Should a substantial proportion of eligible assets (e.g., residential houses during a real estate boom like that of 87–89) be financed by securitised instruments, the inability of borrowers to pay their debts on a large scale will not, of course, directly affect liquidity in the same fashion that a failure of bank debtors does. Instead, the impact will be felt by those who purchased the securities, or by insurance firms who underwrote the repayment.
Where this is a government, the impact on liquidity will again be slight, since public debt will replace private.
Where this is a financial institution, such as a bank, it will be in a very similar situation to the State Bank of Victoria (and many others) after the last real estate crash, with similar consequences.
Where this is an insurance company, it could be driven into bankruptcy, with an impact on liquidity via its shareholders and its own creditors. However this would not be as serious as the second instance above.
Where the securities are tradeable, there would obviously be a collapse in the tradeable price, and, potentially, the bankrupting of many of the investors–depending again on their own financing arrangements.” (Keen 1996)

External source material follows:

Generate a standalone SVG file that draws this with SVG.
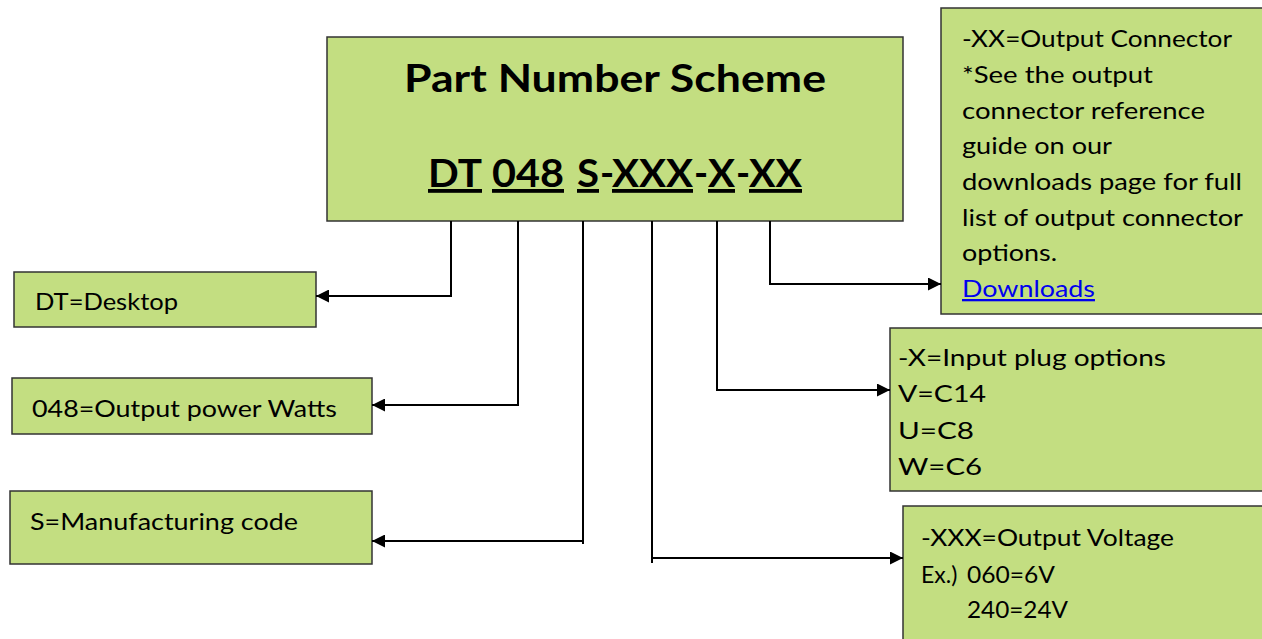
<svg xmlns="http://www.w3.org/2000/svg" width="1262" height="639" viewBox="0 0 1262 639">
<style>
.box{fill:#C3DE81;stroke:#333;stroke-width:1.5}
.t{font-family:Lato,"Liberation Sans",sans-serif;font-size:23px;fill:#000}
.h{font-family:Lato,"Liberation Sans",sans-serif;font-size:38px;font-weight:bold;fill:#000}
.u{text-decoration:underline}
.c{fill:none;stroke:#000;stroke-width:2}
.link{fill:#0000EE;text-decoration:underline}
</style>
<defs>
<marker id="ah" viewBox="0 0 10 10" refX="10" refY="5" markerWidth="6.5" markerHeight="6.5" markerUnits="strokeWidth" orient="auto">
<path d="M0,0 L10,5 L0,10 z" fill="#000"/>
</marker>
</defs>
<rect width="1262" height="639" fill="#fff"/>

<g id="main">
<rect class="box" x="327" y="37" width="576" height="184"/>
<text class="h" x="404" y="92" textLength="422" lengthAdjust="spacingAndGlyphs">Part Number Scheme</text>
<text class="h u" x="428" y="187" textLength="54" lengthAdjust="spacingAndGlyphs">DT</text>
<text class="h u" x="492" y="187" textLength="72" lengthAdjust="spacingAndGlyphs">048</text>
<text class="h u" x="577" y="187" textLength="22" lengthAdjust="spacingAndGlyphs">S</text>
<text class="h" x="600" y="187">-</text>
<text class="h u" x="612" y="187" textLength="81" lengthAdjust="spacingAndGlyphs">XXX</text>
<text class="h" x="694" y="187">-</text>
<text class="h u" x="708" y="187" textLength="27" lengthAdjust="spacingAndGlyphs">X</text>
<text class="h" x="736" y="187">-</text>
<text class="h u" x="749" y="187" textLength="53" lengthAdjust="spacingAndGlyphs">XX</text>
</g>

<g id="desktop">
<rect class="box" x="14" y="272" width="302" height="55"/>
<text class="t" x="35" y="310" textLength="143" lengthAdjust="spacingAndGlyphs">DT=Desktop</text>
</g>

<g id="power">
<rect class="box" x="12" y="378" width="360" height="56"/>
<text class="t" x="32" y="417" textLength="305" lengthAdjust="spacingAndGlyphs">048=Output power Watts</text>
</g>

<g id="mfg">
<rect class="box" x="10" y="491" width="362" height="73"/>
<text class="t" x="30" y="530" textLength="268" lengthAdjust="spacingAndGlyphs">S=Manufacturing code</text>
</g>

<g id="connector">
<rect class="box" x="941" y="8" width="330" height="306"/>
<text class="t" x="962" y="47" textLength="270" lengthAdjust="spacingAndGlyphs">-XX=Output Connector</text>
<text class="t" x="962" y="83" textLength="191" lengthAdjust="spacingAndGlyphs">*See the output</text>
<text class="t" x="962" y="119" textLength="243" lengthAdjust="spacingAndGlyphs">connector reference</text>
<text class="t" x="962" y="154" textLength="150" lengthAdjust="spacingAndGlyphs">guide on our</text>
<text class="t" x="962" y="190" textLength="280" lengthAdjust="spacingAndGlyphs">downloads page for full</text>
<text class="t" x="962" y="226" textLength="281" lengthAdjust="spacingAndGlyphs">list of output connector</text>
<text class="t" x="962" y="261" textLength="95" lengthAdjust="spacingAndGlyphs">options.</text>
<text class="t link" x="962" y="297" textLength="133" lengthAdjust="spacingAndGlyphs">Downloads</text>
</g>

<g id="input">
<rect class="box" x="890" y="328" width="380" height="163"/>
<text class="t" x="898" y="366" textLength="268" lengthAdjust="spacingAndGlyphs">-X=Input plug options</text>
<text class="t" x="898" y="402" textLength="88" lengthAdjust="spacingAndGlyphs">V=C14</text>
<text class="t" x="898" y="439" textLength="76" lengthAdjust="spacingAndGlyphs">U=C8</text>
<text class="t" x="898" y="475" textLength="84" lengthAdjust="spacingAndGlyphs">W=C6</text>
</g>

<g id="voltage">
<rect class="box" x="903" y="506" width="370" height="140"/>
<text class="t" x="921" y="546" textLength="253" lengthAdjust="spacingAndGlyphs">-XXX=Output Voltage</text>
<text class="t" x="921" y="583">Ex.)</text>
<text class="t" x="967" y="583" textLength="88" lengthAdjust="spacingAndGlyphs">060=6V</text>
<text class="t" x="967" y="618" textLength="101" lengthAdjust="spacingAndGlyphs">240=24V</text>
</g>

<g id="connectors">
<path class="c" d="M451,221 V296 H316" marker-end="url(#ah)"/>
<path class="c" d="M518,221 V405 H372" marker-end="url(#ah)"/>
<path class="c" d="M583,221 V544 M584,541 H372" marker-end="url(#ah)"/>
<path class="c" d="M652,221 V563 M651,558 H903" marker-end="url(#ah)"/>
<path class="c" d="M717,221 V390 H890" marker-end="url(#ah)"/>
<path class="c" d="M770,221 V284 H941" marker-end="url(#ah)"/>
</g>
</svg>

I would like at least some ackknowledgement from academic neoclassical economists that gee, maybe it wasn’t such a good idea to allow securitised lending after all–even Alan Greenspan has done something of a “mea culpa” after the event. But instead they trot out banalities like “Not only do we have more goods, but we have better goods and choice” as a defence of their policy interventions.
The reason they get away with such isolation from the real world is precisely that: their isolation. Greenspan would have been torn to shreds by the Congressional committee had he used such a defence to them.
We can’t bring Congress, or Parliament, to bear on what happens in academic instruction in economics. But students can give their lecturers a hard time about serving up empirically barren nonsense as economic analysis. Are the students revolting? I certainly hope so!